My family LOVES Disney World. We started taking the kids there in 2001 and have been going back just about every other year since then. So much so that the kids have caught on and pretty much expect that it will happen that way. Last trip was in January 2011 so, you guessed it, pressure was on to book our next trip for 2013. It wasn’t looking promising, when you have kids there never seems to be extra money lying around, but when we got some money back from refinancing we decided to put it towards a Disney trip. Of course, there are a hundred other things we could have spent it on but to us, Disney memories are priceless. I have had my father, grandfather and grandmother pass away and I would not trade anything for the memories I have of time spent with them there. Thankfully, my husband is on the same page as me with this.
That being said, I always try to get the most of our money when we go and that involves a bit of research and planning. To me that is almost as fun as the actual vacation though so I’ve gotten quite good at it. In fact, since my husband & I decided to go ahead with the trip I haven’t stopped
planning obsessing. Here are some tips I compiled to help get you started on planning your own visit to Disney World.
- Don’t wait for the “ideal” age to take your children. Our kids have gone as young as 3 months & nursing to diapered, toddler, preschool, and now school age. They have all got something out of it. I guarantee you that the look of a 2-year-old seeing Pluto for the first time will be just as memorable as your 7-year-old meeting her favorite Princess. And besides, as I am learning now, kids only get more expensive as they get older. Did you know that according to Disney, 10 year olds are considered “Adults” and get charged the same price for tickets and dining as you or I?

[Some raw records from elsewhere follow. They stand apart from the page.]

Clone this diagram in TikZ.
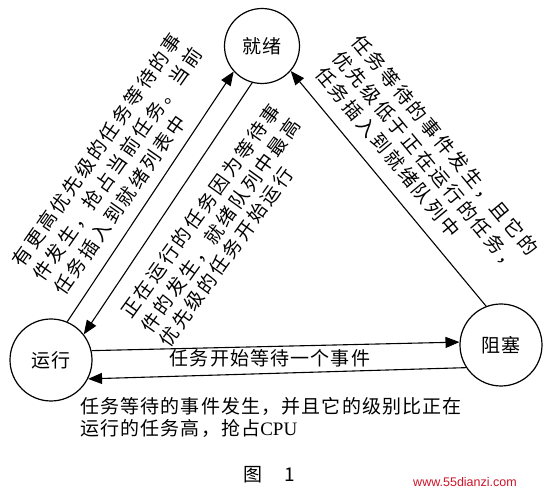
\documentclass[tikz,border=0pt]{standalone}
\usepackage{fontspec}
\setmainfont{Liberation Serif}
\newfontfamily\cjkA[LetterSpace=14]{Noto Sans CJK SC}
\newfontfamily\cjkB[LetterSpace=6]{Noto Sans CJK SC}
\newfontfamily\wmfont{Liberation Sans}
\usetikzlibrary{arrows.meta}
\definecolor{wmred}{RGB}{204,20,40}
\begin{document}
\begin{tikzpicture}[x=1pt,y=-1pt,
  state/.style={draw,circle,line width=1.2pt,inner sep=0pt,font=\fontsize{19}{19}\cjkB},
  conn/.style={line width=1.1pt,-{Triangle[length=14pt,width=11pt]}},
  rtext/.style={inner sep=0pt,font=\fontsize{19}{20}\cjkA},
  btext/.style={inner sep=0pt,font=\fontsize{19}{20}\cjkB}]
\useasboundingbox (0,0) rectangle (550,494);
\fill[white] (0,0) rectangle (550,494);
% states
\node[state,minimum size=75pt] (ready) at (262,46) {就绪};
\node[state,minimum size=82pt] (run) at (51,360) {运行};
\node[state,minimum size=82pt] (block) at (501,345) {阻塞};
% connectors
\draw[conn] (run.67) -- (ready.222);
\draw[conn] (ready.255) -- (run.38);
\draw[conn] (block.111) -- (ready.319);
\draw[conn] (run.13) -- (block.176);
\draw[conn] (block.213) -- (run.333);
% left block
\node[rtext,rotate=55] (l1) at (97,150) {有更高优先级的任务等待的事};
\node[rtext,rotate=55] (l2) at (117.5,164.5) {件发生，抢占当前任务。当前};
\node[rtext,rotate=55] (l3) at (120,205) {任务插入到就绪列表中};
% middle block
\node[rtext,rotate=54.3] (m1) at (200.5,211) {正在运行的任务因为等待事};
\node[rtext,rotate=54.3] (m2) at (220.5,225.5) {件的发生，就绪队列中最高};
\node[rtext,rotate=54.3] (m3) at (226,257) {优先级的任务开始运行};
% right block
\node[rtext,rotate=-50.3] (r1) at (445,145) {任务等待的事件发生，且它的};
\node[rtext,rotate=-50.3] (r2) at (426,161) {优先级低于正在运行的任务，};
\node[rtext,rotate=-50.3] (r3) at (388,152) {任务插入到就绪队列中};
% bottom texts
\node[btext] (b0) at (270,358) {任务开始等待一个事件};
\node[btext,anchor=west] (b1) at (80,406) {任务等待的事件发生，并且它的级别比正在};
\node[btext,anchor=west] (b2) at (80,428) {运行的任务高，抢占{\rmfamily CPU}};
% caption and watermark
\node[btext,anchor=west] (cap) at (243,475) {图\hspace{22pt}1};
\node[inner sep=0pt,text=wmred,font=\fontsize{12.5}{13}\wmfont] (wm) at (465,482) {www.55dianzi.com};
\end{tikzpicture}
\end{document}
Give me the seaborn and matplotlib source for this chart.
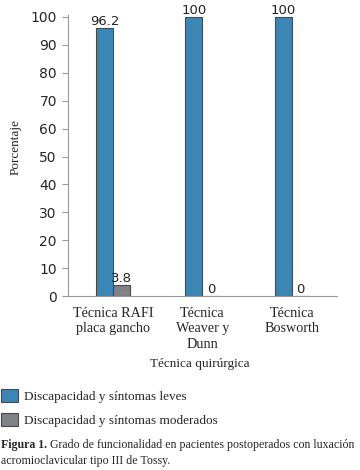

- Go during the “off-season” and avoid any holiday weekends if you can. Unless of course you enjoy battling crowds, 90° weather and paying more money. Late January/mid-February is my favorite time to go. Prices are cheaper, weather is usually in the 70’s and crowds are generally not a problem. Besides that, I love having something to look forward to during those dark winter months.
- Many times I’ll hear that parents don’t want to take their kids out of school for vacation. That’s a total judgement call… you know your kids and what they can handle. Mine are pretty adaptable and can bounce right back into their school work so we always pull them out for Disney. Others, not so much. Generally I have found if you are okay with it, the school should be okay with it as well. A simple note ahead of time to ask for make-up work is all it takes. And it wouldn’t hurt to pick up a small gift for the teacher’s trouble while you are there either
- Consider making your reservations for Sunday through Friday which tend to be the less expensive nights. Many Disney packages run on a 5 night, 6 day stay so this could work if you are doing a package as well.
- Don’t get discouraged when you go onto the Disney website to get a quote. Many times they include park tickets & dining which could be added separately for less money. You can uncheck these options to get a better idea of room-only pricing. Also check for any promotions by going to “Packages” and selecting “Special Offers”.
- A great & reliable place to buy discounted Disney Park tickets is Undercover Tourist. They are cheaper than Disney’s gate price & if you sign up for Mousesavers.com newsletter they will send links to get even greater discounts.
- If your family is composed of mostly members who generally aren’t big eaters (especially kids 10 or older) you might want to avoid the dining plan. For example, to add a dining plan to our vacation it would cost $2,066 or about $295 per day. For my family, I’m pretty sure we can manage to eat for less money without it. For other families it may be well worth it. Just another thing to consider.
- Don’t assume that the “Value” resorts are always the best value. I consider the hotel stay a significant part of the overall experience at WDW. Staying at a hotel in the Moderate, Deluxe or Villas category generally gives you more room to spread out, bigger & better pools, better location & transportation and overall more accommodations. These resorts typically can hold more people so if you have a family of 4 or more they are a great option. The BeachClub & Boardwalk Villas are both family favorites. We have stayed there several times by renting Disney Vacation Club points from DVC members. You’ll find more info on that here in one of my older posts. Basically, you get what you pay for. If you look at a hotel as just a place to sleep then go ahead & book your Value resort. If you want some bang for your buck, check out all the awesomeness that the higher-end resorts offer.
- Another great way to get the most out of your money is to familiarize yourself with the park layout & rides before you go. Invest (or borrow) a current guide book or visit one of the many Disney planning websites and read up on which rides will suit your family and which parks you want to spend the most time. Disney World can be very overwhelming so it helps to be as prepared as possible.
Of course, these tips are just the starting point to kicking off an awesome family vacation. I’ll be sure to add some more tips & ideas as I move along in my own planning process.